* Begin EXERCISE MATERIALS *

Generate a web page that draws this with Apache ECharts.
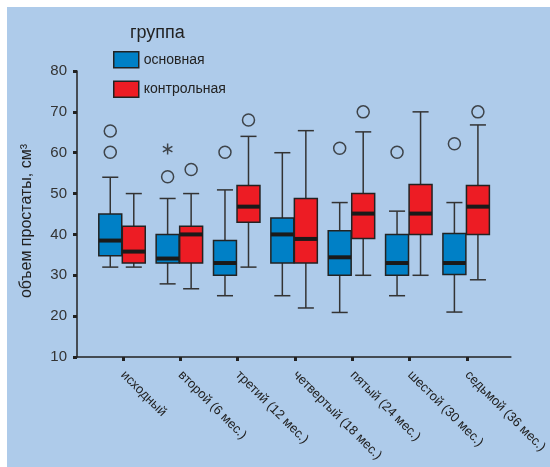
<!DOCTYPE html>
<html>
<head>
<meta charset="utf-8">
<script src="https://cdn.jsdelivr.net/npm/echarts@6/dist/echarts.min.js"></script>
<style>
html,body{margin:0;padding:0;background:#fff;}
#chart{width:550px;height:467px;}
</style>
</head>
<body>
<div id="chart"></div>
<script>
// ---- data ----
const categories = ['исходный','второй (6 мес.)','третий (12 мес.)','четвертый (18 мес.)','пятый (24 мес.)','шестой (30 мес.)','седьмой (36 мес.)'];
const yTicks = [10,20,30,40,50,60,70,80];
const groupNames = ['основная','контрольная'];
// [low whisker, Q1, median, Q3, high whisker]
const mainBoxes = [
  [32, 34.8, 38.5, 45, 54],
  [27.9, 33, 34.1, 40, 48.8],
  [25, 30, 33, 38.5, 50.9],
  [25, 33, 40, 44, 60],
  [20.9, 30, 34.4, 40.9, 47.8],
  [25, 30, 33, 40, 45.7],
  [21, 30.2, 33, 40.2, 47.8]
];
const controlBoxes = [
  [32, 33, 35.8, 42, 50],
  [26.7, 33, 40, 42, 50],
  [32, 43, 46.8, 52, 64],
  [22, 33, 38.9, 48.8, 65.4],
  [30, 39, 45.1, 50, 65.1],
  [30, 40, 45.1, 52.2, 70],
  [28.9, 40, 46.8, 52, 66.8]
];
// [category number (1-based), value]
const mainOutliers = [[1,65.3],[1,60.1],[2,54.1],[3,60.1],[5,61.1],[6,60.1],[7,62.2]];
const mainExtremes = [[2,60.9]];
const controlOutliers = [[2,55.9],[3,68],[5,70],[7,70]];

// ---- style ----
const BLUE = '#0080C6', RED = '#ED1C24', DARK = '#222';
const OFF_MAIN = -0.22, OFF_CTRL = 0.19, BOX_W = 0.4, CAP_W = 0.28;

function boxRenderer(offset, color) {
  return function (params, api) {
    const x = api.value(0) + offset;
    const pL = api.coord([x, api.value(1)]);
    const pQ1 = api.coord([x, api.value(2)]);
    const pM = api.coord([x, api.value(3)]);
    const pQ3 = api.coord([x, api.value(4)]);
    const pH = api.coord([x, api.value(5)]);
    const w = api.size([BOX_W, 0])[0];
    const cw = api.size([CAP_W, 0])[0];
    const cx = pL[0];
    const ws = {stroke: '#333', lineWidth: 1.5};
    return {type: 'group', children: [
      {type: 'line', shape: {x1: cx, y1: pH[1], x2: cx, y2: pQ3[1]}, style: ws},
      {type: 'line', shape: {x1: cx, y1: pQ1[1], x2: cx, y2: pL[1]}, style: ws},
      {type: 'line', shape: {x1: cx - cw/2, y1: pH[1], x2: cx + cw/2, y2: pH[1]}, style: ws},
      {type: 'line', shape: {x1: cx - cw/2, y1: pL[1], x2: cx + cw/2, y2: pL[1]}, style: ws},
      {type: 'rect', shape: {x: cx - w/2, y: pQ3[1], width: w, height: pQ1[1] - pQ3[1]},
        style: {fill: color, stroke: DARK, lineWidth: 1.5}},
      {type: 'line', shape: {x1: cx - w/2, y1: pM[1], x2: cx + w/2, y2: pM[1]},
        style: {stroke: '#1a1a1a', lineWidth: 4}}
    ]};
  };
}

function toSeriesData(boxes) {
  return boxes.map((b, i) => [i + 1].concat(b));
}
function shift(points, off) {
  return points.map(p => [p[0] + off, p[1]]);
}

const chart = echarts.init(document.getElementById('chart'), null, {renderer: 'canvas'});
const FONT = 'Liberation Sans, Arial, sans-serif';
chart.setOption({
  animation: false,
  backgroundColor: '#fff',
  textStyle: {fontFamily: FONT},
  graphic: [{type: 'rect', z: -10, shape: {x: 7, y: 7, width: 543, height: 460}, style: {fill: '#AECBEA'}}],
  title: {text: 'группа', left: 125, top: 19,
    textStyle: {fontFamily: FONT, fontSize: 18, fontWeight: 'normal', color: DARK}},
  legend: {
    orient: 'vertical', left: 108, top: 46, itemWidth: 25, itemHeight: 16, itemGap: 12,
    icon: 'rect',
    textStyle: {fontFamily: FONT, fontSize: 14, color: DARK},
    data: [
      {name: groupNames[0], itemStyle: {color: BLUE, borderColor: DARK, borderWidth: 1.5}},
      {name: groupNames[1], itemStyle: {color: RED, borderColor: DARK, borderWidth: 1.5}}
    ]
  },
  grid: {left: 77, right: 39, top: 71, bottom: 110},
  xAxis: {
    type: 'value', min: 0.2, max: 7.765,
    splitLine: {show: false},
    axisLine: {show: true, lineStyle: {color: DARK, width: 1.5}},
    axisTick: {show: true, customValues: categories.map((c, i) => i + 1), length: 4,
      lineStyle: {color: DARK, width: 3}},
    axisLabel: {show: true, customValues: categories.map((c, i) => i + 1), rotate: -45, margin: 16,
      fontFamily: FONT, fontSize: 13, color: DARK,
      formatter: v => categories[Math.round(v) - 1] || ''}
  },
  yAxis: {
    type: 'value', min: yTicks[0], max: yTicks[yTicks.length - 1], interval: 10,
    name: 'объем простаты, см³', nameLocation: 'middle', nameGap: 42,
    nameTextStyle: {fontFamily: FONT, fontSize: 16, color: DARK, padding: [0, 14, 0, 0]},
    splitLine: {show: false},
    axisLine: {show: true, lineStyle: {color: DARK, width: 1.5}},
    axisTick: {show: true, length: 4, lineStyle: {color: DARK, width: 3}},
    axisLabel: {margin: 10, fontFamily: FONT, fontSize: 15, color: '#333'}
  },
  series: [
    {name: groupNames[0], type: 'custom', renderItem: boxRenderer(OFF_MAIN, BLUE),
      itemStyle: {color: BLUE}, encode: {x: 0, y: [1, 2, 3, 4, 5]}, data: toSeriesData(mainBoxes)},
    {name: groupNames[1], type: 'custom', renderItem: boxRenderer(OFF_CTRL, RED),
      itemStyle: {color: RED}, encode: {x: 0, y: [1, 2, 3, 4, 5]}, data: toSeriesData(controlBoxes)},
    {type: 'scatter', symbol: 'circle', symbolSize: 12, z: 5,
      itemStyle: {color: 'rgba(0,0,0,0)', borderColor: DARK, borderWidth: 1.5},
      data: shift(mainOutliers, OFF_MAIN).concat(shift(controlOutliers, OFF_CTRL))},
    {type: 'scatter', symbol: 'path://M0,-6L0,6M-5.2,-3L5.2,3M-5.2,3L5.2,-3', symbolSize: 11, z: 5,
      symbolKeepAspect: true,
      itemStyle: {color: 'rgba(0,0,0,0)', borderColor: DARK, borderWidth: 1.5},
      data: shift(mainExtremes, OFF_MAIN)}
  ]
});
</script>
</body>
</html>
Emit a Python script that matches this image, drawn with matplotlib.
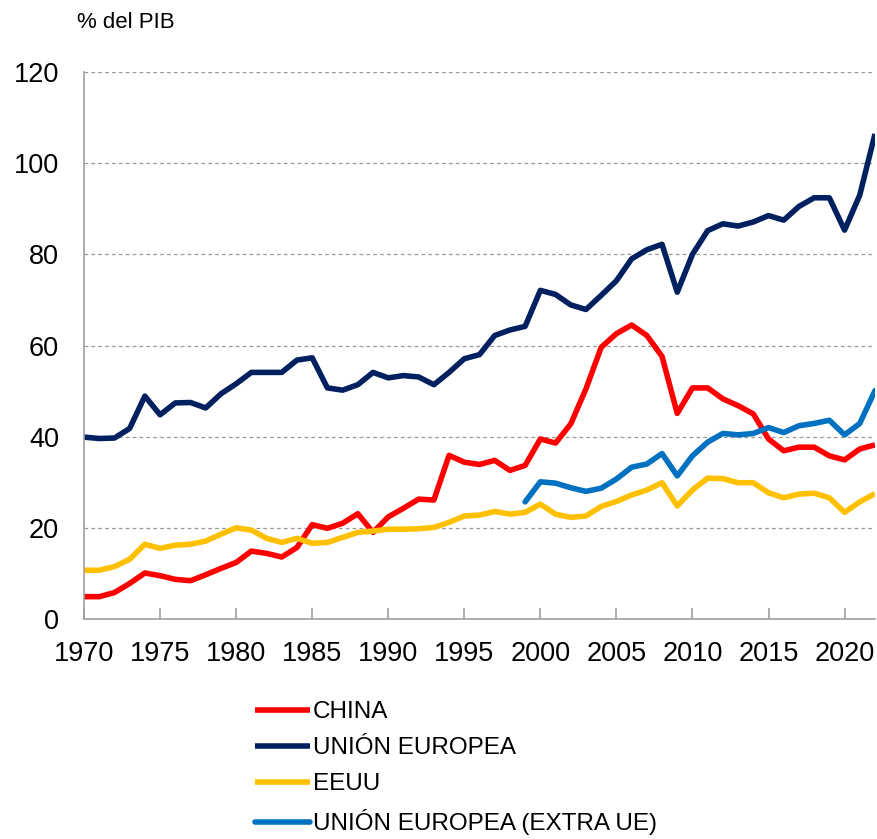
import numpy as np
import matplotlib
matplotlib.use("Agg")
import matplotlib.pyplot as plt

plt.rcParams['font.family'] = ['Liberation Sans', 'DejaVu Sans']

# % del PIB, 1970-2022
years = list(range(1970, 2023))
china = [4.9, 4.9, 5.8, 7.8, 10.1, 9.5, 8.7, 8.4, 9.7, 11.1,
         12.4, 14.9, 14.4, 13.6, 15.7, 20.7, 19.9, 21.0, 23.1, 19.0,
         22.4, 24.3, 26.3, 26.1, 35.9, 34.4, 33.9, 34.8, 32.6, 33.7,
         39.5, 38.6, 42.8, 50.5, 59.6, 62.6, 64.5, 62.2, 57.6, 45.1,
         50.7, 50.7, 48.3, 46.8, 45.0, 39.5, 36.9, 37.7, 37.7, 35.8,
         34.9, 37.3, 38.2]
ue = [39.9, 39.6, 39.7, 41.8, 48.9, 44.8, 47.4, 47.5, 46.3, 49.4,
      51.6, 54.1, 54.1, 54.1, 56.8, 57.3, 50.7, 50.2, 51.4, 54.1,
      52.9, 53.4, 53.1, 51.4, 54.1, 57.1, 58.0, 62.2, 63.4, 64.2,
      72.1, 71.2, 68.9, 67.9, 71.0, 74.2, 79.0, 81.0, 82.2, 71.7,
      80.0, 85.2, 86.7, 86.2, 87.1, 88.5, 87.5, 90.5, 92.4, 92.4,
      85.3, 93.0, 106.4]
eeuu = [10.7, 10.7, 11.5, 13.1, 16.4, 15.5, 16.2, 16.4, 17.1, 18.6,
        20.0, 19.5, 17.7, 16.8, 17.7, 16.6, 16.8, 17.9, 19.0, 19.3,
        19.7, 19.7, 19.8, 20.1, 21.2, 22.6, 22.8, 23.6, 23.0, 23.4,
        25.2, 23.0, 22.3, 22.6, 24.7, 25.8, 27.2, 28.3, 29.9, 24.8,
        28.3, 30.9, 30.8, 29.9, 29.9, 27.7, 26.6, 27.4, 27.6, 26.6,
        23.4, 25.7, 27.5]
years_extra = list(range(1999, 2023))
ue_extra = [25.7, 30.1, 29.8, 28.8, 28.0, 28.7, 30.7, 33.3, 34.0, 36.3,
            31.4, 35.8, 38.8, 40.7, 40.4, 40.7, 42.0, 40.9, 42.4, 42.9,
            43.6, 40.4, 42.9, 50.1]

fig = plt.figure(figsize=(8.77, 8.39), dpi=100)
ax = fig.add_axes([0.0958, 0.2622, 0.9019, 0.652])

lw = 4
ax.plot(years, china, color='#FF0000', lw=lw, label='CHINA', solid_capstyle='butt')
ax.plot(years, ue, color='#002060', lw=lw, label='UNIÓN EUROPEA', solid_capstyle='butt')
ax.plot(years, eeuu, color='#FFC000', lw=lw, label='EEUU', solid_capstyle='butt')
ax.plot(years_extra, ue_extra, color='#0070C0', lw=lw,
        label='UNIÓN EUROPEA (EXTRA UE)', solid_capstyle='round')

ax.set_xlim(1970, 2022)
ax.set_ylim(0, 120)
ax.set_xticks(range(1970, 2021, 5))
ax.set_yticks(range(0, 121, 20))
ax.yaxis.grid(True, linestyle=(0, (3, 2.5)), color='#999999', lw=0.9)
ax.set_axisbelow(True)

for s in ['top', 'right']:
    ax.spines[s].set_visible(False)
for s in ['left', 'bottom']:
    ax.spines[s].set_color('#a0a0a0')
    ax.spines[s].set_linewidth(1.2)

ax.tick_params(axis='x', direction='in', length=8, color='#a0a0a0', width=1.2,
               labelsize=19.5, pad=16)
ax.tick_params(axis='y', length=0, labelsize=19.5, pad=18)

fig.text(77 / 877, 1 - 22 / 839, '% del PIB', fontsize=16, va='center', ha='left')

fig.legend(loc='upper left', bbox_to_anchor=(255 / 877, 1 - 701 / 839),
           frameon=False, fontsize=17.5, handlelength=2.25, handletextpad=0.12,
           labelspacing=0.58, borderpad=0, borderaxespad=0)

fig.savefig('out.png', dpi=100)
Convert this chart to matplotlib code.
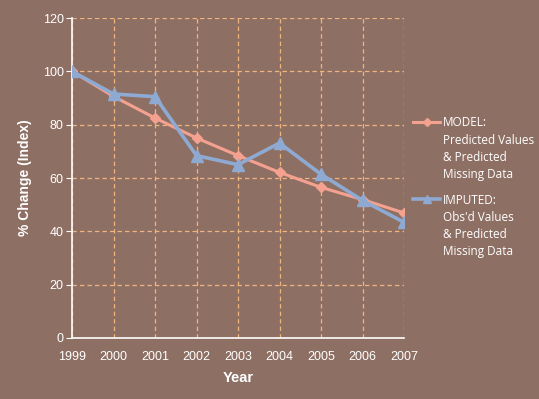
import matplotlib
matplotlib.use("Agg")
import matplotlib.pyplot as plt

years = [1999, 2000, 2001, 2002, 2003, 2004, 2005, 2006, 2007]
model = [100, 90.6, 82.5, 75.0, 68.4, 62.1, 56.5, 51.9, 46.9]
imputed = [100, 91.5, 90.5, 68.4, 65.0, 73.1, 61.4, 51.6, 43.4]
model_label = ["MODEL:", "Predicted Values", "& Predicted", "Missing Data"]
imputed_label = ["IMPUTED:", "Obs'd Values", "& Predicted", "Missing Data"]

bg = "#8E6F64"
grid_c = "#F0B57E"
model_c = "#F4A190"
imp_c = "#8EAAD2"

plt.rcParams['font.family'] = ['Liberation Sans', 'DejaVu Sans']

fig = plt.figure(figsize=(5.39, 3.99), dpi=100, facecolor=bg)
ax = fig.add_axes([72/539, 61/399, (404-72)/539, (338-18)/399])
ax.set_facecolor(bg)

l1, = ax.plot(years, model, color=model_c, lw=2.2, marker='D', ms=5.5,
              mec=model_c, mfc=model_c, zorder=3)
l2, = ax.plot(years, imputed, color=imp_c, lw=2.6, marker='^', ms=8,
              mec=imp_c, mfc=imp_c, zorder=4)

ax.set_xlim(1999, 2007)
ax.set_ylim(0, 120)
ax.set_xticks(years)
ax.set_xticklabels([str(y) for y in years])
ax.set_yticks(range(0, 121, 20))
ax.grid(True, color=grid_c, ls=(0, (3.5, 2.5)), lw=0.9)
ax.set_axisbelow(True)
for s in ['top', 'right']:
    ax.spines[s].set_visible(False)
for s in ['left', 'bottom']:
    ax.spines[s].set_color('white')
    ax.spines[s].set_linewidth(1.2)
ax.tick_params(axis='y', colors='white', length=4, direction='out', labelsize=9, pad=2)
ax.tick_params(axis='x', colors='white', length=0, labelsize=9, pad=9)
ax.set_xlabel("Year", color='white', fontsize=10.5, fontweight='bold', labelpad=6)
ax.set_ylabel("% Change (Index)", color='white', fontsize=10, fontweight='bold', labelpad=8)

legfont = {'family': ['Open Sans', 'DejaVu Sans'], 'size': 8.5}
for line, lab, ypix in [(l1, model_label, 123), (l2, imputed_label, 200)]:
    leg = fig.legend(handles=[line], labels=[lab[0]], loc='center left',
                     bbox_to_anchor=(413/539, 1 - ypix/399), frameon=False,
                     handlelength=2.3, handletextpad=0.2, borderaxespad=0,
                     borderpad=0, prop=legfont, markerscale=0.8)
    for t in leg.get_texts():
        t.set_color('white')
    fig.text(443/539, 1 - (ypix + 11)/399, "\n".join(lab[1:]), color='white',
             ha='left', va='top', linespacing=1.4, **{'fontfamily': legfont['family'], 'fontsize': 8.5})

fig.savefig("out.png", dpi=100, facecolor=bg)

* End EXERCISE MATERIALS *

GIVEN EXERCISE:
Leave out the pictures and quote exactly the lines from the one where "Convert this chart to matplotlib code." appears to the one where "fontsize=10, fontweight='bold', labelpad=8)" appears, both ends counted.

OUTPUT BELOW:
Convert this chart to matplotlib code.
import matplotlib
matplotlib.use("Agg")
import matplotlib.pyplot as plt

years = [1999, 2000, 2001, 2002, 2003, 2004, 2005, 2006, 2007]
model = [100, 90.6, 82.5, 75.0, 68.4, 62.1, 56.5, 51.9, 46.9]
imputed = [100, 91.5, 90.5, 68.4, 65.0, 73.1, 61.4, 51.6, 43.4]
model_label = ["MODEL:", "Predicted Values", "& Predicted", "Missing Data"]
imputed_label = ["IMPUTED:", "Obs'd Values", "& Predicted", "Missing Data"]

bg = "#8E6F64"
grid_c = "#F0B57E"
model_c = "#F4A190"
imp_c = "#8EAAD2"

plt.rcParams['font.family'] = ['Liberation Sans', 'DejaVu Sans']

fig = plt.figure(figsize=(5.39, 3.99), dpi=100, facecolor=bg)
ax = fig.add_axes([72/539, 61/399, (404-72)/539, (338-18)/399])
ax.set_facecolor(bg)

l1, = ax.plot(years, model, color=model_c, lw=2.2, marker='D', ms=5.5,
              mec=model_c, mfc=model_c, zorder=3)
l2, = ax.plot(years, imputed, color=imp_c, lw=2.6, marker='^', ms=8,
              mec=imp_c, mfc=imp_c, zorder=4)

ax.set_xlim(1999, 2007)
ax.set_ylim(0, 120)
ax.set_xticks(years)
ax.set_xticklabels([str(y) for y in years])
ax.set_yticks(range(0, 121, 20))
ax.grid(True, color=grid_c, ls=(0, (3.5, 2.5)), lw=0.9)
ax.set_axisbelow(True)
for s in ['top', 'right']:
    ax.spines[s].set_visible(False)
for s in ['left', 'bottom']:
    ax.spines[s].set_color('white')
    ax.spines[s].set_linewidth(1.2)
ax.tick_params(axis='y', colors='white', length=4, direction='out', labelsize=9, pad=2)
ax.tick_params(axis='x', colors='white', length=0, labelsize=9, pad=9)
ax.set_xlabel("Year", color='white', fontsize=10.5, fontweight='bold', labelpad=6)
ax.set_ylabel("% Change (Index)", color='white', fontsize=10, fontweight='bold', labelpad=8)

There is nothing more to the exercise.